When the only answer is, I survived.

 

No. 37 — #shepersisted series
http://louisegallagher.ca/shepersisted

A woman arrives at Inn from the Cold, the family emergency shelter where I work, seeking refuge. She is pregnant, alone, scared.

Her life has not been easy.

Poverty. Abuse. Addictions.

They’ve all taken their toll.

She’s had other children. All have been apprehended by Family Services.

She desperately wants to keep this one. She desperately wants this time to be different.

She has known no other way than the hard road.

Will she find a softer landing this time? Will she find the help she desperately needs so she can proudly call herself a mother, without the shame of the past haunting her?

Will she be able to hold her child in her arms? Watch her go off to her first day of school, graduate from high school, go to college, get married? Be there for the significant milestones? The milestones at which no one was ever there for her.

There is hope.

For this mother and so many other mothers like her who have only known the hard road and are now, finding shelter, sanctuary, healing at The Inn.

Every day mothers like this mother, and fathers and grandparents too, who have not had an easy road find their way to the Inn seeking that one thing they seem to have lost completely, hope.

And at the Inn, they find it. Along with the possibility of a better tomorrow for them and their children.

It’s not easy work. But then, being born into poverty, moving thousands of miles from a war torn land only to find yourself destitute, without a place to call home, is not the easy road either.

See, we all want to be good parents. We all want to believe we are doing our best to provide for our children, to create safe and loving homes where they can grow up knowing life is not as hard as we’ve known it.

We all want to believe.

And then life hits. And we stumble and get back up. Sometimes, if we don’t have the resiliency to withstand life’s stumbles, the getting back up is not far enough to bring us out of where we were. And we stay trapped.

And then, as we struggle to rise up, judgement from others hits too.

It’s your own fault, they say. You’re an addict. You have no education. No skillset. Look at you. What have you done to improve yourself? What have you done to make it better? My parents were immigrants, they managed. Why can’t you?

Sometimes, the only answer is, I’ve survived.

I’ve survived to this moment, right now, where I am reaching out for help.

I’ve survived whatever life has thrown in my path until this moment, right now, where I am able to see the possibility of a different path.

I’ve survived, war, famine, terrifying journeys in a small boat where I had to pay my entire life savings to cross an angry sea so that my family could have hope for a better future.

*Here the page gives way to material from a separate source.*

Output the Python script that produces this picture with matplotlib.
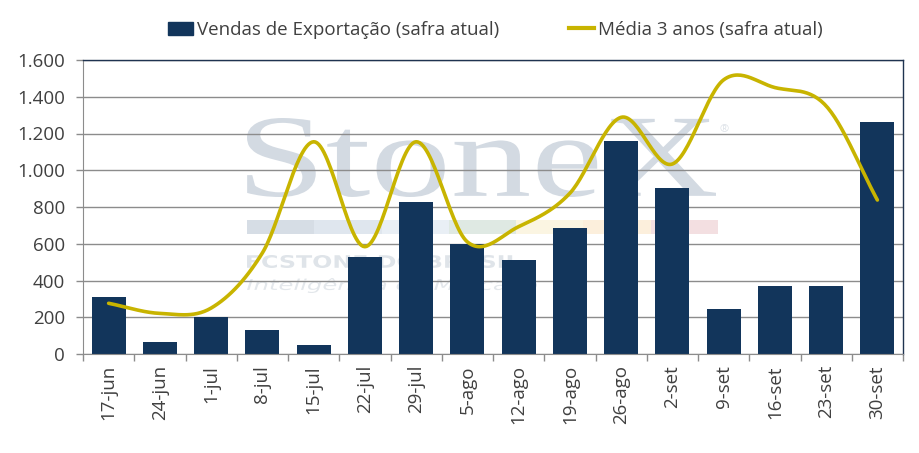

I’ve survived. And now I’m here. Can you help me?

Every day, children and their families come to the Inn seeking hope for a better future.

They’re not seeking fame and fortune, the keys to the city, a pulpit to stand on.

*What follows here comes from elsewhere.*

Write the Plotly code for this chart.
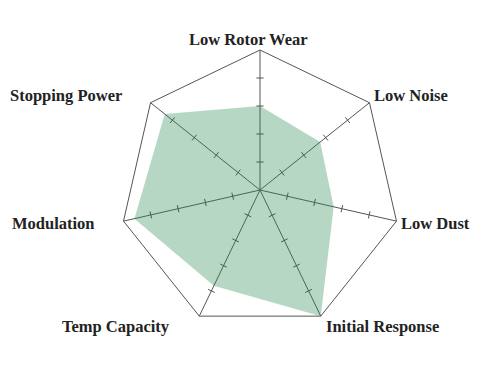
import numpy as np
import plotly.graph_objects as go

categories = ["Low Rotor Wear", "Low Noise", "Low Dust", "Initial Response",
              "Temp Capacity", "Modulation", "Stopping Power"]
values = [3.0, 2.75, 2.7, 5.0, 3.8, 4.6, 4.35]
tick_values = [1, 2, 3, 4]
r_max = 5

fig = go.Figure()

fig.add_trace(go.Scatterpolar(
    r=values + values[:1], theta=categories + categories[:1],
    mode="lines", fill="toself", fillcolor="rgba(46,139,87,0.35)",
    line=dict(width=0, color="rgba(46,139,87,0)"), hoverinfo="skip", showlegend=False,
    subplot="polar"))

# tick marks across each spoke (drawn on an overlaid numeric polar)
n = len(categories)
step = 360.0 / n
half = 0.13
rs, ths = [], []
for i in range(n):
    base = i * step
    for t in tick_values:
        rr = float(np.hypot(t, half))
        d = float(np.degrees(np.arctan2(half, t)))
        rs += [rr, rr, None]
        ths += [base - d, base + d, None]

fig.add_trace(go.Scatterpolar(
    r=rs, theta=ths, thetaunit="degrees", mode="lines",
    line=dict(color="#555555", width=1), hoverinfo="skip", showlegend=False,
    subplot="polar2"))

# category labels placed just outside each vertex
annotations = []
for i, name in enumerate(categories):
    a = np.radians(i * step)
    s, c = float(np.sin(a)), float(np.cos(a))
    if s > 0.1:
        xa, sx = "left", 15
    elif s < -0.1:
        xa, sx = "right", -15
    else:
        xa, sx = "center", 0
    annotations.append(dict(
        x=0.5 + 0.5 * s, y=0.5 + 0.5 * c, xref="paper", yref="paper",
        text=name, showarrow=False, xanchor=xa, yanchor="middle",
        xshift=sx - 12, yshift=11 * c,
        font=dict(family="Liberation Serif", size=16.5, color="#222222",
                  weight="bold")))

dom = dict(x=[0, 1], y=[0, 1])
fig.update_layout(
    width=500, height=369,
    paper_bgcolor="white", plot_bgcolor="white",
    margin=dict(l=112, r=108, t=42, b=47),
    showlegend=False,
    annotations=annotations,
    polar=dict(
        domain=dom,
        bgcolor="white",
        gridshape="linear",
        radialaxis=dict(range=[0, r_max], showgrid=False, showline=False,
                        showticklabels=False, ticks=""),
        angularaxis=dict(type="category", categoryarray=categories,
                         rotation=90, direction="clockwise",
                         showline=True, linecolor="#555555", linewidth=1,
                         showgrid=True, gridcolor="#555555", gridwidth=1,
                         ticks="", showticklabels=False),
    ),
    polar2=dict(
        domain=dom,
        bgcolor="rgba(0,0,0,0)",
        radialaxis=dict(range=[0, r_max], showgrid=False, showline=False,
                        showticklabels=False, ticks=""),
        angularaxis=dict(rotation=90, direction="clockwise",
                         showline=False, showgrid=False, showticklabels=False,
                         ticks=""),
    ),
)

fig.write_html("out.html")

They are seeking hope, possibility, a future.

And everyday we provide shelter, sanctuary and healing so that better is possible. So that the future is not as grim, or hard, or bleak as the past.

We take the long-view. The view that says, to create better we have to start with the small steps right now that will move a family back home as quickly as possible without too much disruption to the delicate fabric of a child’s developing mind and body. From the sanctuary of home, we can work together to create healthy relationships, healthy parenting, healthy eating habits… whatever is needed to create a healthy environment for children and their parents to thrive and live without the fear of homelessness rearing its head on some dark and terrifying horizon.

For that mother, the one who yearns to see her child grow up, hope is there. Possibility exists. But only if we create a path for her to be safe at home without fearing the past will always be her future.

She’s at home now this mother, but there are hundreds more like her, yearning to revel in the joy of watching their children grow up free of the past that brought them to their knees.

We can’t do this work alone. We don’t. There are others working with us, committed to making a difference. Committed to helping children and their families find their way home.

Everyone can help. Everyone can make a difference.

It begins with changing our minds about why people fall, because if we believe it’s their fault they fell, whose fault is it they survived?

 

5 thoughts on “When the only answer is, I survived.

  1. Elgie, … wonderful text for a speech, albeit a bit rambly … could be tightened up, but in terms of structure I think it lacks punch, lacks a call to action. The empathy, the pathos … wonderful, but your emotional tug at heart strings doesn’t quite ‘set the hook’ … and since this wonderful piece will no doubt be used in print or in speeches by you or others, I think there should be a stronger ‘and here is where you send your cheque’ or ‘get involved, please, and this is how and why we need you so badly’ element …

    The woman you portray – might be a specific person or an amalgam of typical circumstances; either way, it plays well. This IS a strong essay, IS a great editorial, IS a TEDx talk … just needs some work to take it from ‘very good’ to ‘very great’

    keep thumping away … not all progress is like water dripping on a rock (sometimes dynamite helps) … and this pieces is vewwy vewwy good. I look forward to seeing its next iteration

    m

    Liked by 1 person

    • Hi Mark — I hear you re lacking the call to action — I debated as this is my personal blog, I don’t like putting call’s to action in it — but… using it elsewhere… your direction is spot on!